Problem: Filter the entries below, keeping every line that has the word "this".

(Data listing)
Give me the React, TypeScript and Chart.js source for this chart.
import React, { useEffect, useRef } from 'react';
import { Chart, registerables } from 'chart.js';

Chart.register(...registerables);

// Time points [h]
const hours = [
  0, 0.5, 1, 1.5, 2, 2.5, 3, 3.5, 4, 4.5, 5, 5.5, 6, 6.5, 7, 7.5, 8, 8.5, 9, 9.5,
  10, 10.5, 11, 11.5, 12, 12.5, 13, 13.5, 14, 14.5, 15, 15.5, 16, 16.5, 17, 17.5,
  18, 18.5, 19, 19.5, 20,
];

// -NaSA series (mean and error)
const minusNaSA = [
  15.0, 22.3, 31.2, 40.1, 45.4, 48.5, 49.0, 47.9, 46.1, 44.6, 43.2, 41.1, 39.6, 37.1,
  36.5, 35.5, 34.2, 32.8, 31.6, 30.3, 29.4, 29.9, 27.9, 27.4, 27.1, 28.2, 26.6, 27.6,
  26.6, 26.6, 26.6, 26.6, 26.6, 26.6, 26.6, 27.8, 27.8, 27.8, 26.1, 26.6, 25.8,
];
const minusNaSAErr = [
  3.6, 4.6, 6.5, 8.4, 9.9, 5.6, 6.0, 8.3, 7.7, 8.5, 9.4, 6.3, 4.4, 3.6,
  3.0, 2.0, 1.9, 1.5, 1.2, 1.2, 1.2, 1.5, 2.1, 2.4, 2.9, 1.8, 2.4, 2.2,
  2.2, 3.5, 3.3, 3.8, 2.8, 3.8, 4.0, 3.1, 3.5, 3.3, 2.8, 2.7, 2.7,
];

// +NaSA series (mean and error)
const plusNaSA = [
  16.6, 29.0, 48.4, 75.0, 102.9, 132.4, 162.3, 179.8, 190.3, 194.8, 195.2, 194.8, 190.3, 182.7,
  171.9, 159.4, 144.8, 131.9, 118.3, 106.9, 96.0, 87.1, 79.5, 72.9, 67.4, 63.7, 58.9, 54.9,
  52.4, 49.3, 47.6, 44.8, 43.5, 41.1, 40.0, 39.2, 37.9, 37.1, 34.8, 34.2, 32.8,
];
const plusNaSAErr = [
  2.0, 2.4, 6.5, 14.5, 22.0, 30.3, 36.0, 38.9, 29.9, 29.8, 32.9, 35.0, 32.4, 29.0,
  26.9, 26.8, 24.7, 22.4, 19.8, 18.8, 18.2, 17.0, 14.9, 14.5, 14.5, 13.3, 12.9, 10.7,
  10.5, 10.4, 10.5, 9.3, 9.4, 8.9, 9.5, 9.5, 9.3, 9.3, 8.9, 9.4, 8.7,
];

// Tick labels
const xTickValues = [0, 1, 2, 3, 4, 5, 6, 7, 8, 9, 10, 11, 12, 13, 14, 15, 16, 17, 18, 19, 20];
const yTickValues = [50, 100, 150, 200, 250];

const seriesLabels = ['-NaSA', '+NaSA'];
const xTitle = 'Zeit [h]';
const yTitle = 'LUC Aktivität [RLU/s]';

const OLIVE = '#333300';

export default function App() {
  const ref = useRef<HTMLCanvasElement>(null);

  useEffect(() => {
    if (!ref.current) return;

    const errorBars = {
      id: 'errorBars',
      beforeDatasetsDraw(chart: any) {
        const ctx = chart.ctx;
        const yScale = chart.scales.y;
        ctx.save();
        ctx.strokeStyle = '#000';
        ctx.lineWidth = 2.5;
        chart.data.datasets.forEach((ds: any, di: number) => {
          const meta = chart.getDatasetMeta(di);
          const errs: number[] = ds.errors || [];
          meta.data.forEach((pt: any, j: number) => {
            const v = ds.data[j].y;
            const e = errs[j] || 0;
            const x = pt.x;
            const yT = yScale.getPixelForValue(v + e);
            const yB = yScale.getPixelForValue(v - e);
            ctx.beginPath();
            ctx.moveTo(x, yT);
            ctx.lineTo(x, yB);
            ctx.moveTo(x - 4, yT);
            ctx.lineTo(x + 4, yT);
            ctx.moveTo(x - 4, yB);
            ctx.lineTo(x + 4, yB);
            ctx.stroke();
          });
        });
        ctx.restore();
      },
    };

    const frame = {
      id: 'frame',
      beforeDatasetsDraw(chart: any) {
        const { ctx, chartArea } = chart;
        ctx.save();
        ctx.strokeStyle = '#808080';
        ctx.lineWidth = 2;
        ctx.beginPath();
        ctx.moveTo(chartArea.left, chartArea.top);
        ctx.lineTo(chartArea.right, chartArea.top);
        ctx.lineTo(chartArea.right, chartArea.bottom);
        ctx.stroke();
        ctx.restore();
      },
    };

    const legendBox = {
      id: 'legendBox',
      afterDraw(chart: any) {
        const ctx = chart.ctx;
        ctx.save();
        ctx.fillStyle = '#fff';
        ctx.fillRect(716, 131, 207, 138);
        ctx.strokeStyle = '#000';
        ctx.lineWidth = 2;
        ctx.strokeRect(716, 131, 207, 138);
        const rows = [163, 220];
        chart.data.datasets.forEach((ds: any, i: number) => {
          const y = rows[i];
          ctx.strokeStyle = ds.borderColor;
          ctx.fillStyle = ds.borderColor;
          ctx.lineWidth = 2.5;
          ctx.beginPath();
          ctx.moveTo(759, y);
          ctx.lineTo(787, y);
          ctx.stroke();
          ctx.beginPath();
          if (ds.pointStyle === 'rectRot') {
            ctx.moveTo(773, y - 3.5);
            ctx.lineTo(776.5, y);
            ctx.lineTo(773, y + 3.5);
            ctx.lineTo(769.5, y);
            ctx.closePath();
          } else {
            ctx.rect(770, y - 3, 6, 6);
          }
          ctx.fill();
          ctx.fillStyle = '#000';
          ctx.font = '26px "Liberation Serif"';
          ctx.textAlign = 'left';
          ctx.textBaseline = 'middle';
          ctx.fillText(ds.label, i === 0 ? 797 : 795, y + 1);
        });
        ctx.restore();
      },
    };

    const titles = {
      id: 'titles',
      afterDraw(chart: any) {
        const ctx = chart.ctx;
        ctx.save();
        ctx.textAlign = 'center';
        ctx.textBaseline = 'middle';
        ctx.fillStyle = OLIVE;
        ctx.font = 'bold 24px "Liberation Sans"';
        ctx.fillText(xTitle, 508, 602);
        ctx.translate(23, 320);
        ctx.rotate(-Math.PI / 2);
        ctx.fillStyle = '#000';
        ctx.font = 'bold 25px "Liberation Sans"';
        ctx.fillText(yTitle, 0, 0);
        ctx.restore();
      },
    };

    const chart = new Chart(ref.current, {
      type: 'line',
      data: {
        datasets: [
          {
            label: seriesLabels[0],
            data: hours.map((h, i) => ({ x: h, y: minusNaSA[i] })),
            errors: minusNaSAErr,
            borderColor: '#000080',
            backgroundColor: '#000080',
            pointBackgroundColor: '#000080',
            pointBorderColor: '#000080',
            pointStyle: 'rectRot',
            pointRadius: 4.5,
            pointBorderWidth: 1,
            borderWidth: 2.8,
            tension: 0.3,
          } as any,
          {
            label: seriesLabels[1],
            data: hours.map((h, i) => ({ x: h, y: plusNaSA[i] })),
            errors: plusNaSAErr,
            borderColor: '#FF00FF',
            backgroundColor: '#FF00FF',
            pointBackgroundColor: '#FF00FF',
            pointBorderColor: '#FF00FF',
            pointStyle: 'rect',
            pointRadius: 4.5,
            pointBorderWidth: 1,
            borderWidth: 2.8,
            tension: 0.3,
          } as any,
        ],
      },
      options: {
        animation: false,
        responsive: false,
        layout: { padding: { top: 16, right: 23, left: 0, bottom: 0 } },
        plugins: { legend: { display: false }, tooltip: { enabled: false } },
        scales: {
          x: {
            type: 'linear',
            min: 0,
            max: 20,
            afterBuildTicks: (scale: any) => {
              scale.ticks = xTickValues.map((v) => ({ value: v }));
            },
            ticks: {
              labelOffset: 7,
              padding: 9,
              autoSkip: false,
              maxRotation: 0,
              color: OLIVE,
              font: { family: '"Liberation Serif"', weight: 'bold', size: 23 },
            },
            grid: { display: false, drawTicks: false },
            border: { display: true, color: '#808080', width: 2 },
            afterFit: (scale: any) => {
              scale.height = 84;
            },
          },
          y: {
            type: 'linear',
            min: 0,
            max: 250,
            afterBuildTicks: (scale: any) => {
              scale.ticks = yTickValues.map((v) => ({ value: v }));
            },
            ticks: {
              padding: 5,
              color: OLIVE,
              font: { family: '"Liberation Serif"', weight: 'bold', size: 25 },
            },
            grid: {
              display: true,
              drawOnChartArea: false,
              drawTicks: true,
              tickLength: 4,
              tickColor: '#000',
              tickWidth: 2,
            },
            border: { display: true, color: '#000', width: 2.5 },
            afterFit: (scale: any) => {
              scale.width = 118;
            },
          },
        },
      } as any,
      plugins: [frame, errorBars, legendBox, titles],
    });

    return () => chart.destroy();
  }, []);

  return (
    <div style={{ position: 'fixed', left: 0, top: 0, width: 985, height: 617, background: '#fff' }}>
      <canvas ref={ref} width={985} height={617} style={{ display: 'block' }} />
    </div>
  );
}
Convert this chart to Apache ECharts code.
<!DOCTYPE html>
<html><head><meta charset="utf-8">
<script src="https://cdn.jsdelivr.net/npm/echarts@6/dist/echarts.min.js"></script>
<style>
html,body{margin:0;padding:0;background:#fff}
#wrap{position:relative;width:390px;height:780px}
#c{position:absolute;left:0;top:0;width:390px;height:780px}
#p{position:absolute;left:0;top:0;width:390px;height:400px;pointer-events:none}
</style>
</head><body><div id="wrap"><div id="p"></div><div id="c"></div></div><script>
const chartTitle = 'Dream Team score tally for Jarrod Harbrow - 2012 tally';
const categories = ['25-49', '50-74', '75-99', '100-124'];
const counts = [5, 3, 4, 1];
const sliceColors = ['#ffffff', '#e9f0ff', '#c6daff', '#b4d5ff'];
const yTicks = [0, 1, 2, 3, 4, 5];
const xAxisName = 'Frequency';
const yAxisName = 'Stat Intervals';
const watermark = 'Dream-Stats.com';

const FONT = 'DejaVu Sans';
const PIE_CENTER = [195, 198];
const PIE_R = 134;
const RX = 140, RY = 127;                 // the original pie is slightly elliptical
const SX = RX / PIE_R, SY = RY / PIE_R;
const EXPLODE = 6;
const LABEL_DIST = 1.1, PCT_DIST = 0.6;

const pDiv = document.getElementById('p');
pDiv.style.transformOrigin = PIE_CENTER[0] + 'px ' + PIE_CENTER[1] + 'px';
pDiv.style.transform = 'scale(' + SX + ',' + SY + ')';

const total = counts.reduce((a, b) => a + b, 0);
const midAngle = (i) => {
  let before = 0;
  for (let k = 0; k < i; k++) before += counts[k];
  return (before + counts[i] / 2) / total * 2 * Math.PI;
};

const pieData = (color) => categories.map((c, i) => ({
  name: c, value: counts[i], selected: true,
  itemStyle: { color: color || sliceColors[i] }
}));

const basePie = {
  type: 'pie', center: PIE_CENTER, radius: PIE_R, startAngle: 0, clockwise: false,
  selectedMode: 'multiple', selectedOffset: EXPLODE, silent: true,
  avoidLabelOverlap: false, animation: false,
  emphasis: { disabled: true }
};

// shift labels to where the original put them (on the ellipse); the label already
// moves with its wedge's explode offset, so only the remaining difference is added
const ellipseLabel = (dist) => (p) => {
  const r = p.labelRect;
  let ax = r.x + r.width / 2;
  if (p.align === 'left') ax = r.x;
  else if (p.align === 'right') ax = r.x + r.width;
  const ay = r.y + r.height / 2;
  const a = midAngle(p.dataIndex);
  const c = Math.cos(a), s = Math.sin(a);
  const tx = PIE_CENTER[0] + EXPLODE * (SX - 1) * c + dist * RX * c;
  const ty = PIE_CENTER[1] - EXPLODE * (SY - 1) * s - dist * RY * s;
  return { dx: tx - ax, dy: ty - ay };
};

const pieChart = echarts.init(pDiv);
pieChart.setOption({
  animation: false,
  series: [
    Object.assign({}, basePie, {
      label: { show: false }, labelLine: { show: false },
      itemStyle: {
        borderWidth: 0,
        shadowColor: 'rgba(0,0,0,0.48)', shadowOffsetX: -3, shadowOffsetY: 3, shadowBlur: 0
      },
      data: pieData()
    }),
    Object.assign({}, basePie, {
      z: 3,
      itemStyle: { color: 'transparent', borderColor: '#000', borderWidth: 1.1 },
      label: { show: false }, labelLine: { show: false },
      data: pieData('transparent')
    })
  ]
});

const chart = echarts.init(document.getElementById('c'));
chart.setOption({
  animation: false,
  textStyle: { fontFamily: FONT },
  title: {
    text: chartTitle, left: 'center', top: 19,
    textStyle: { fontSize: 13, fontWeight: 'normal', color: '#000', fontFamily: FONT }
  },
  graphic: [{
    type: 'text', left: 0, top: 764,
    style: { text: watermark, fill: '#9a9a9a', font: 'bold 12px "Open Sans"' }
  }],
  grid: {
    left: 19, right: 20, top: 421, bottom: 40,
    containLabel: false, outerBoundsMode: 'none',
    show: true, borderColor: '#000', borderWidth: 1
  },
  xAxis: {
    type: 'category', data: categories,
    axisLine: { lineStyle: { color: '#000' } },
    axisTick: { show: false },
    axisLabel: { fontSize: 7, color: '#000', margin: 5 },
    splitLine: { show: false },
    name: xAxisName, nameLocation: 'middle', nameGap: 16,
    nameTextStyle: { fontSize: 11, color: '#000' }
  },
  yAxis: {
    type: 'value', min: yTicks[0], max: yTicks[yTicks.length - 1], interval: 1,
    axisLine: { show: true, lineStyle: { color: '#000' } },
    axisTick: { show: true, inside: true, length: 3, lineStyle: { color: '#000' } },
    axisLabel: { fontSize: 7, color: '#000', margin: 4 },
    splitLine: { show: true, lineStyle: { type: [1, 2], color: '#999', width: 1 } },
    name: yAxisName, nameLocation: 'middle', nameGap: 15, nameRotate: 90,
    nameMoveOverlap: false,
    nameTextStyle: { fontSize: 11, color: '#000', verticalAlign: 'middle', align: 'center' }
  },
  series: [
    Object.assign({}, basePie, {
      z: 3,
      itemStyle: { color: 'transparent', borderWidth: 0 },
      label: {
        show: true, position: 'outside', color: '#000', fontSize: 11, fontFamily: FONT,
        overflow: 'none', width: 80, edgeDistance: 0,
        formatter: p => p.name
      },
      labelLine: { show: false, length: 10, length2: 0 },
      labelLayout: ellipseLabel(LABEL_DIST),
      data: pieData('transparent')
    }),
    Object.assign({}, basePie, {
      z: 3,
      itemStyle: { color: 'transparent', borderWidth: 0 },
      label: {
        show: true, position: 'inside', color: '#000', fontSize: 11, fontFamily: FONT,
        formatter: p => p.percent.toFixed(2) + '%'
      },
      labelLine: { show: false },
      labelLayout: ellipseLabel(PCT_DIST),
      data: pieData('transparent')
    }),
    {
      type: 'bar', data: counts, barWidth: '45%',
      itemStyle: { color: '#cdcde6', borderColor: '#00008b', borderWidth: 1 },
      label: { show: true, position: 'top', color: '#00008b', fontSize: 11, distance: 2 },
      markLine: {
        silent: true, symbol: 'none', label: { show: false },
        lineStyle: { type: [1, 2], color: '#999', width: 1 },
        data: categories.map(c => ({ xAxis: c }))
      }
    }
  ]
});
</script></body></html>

Final answer:
Give me the React, TypeScript and Chart.js source for this chart.
Convert this chart to Apache ECharts code.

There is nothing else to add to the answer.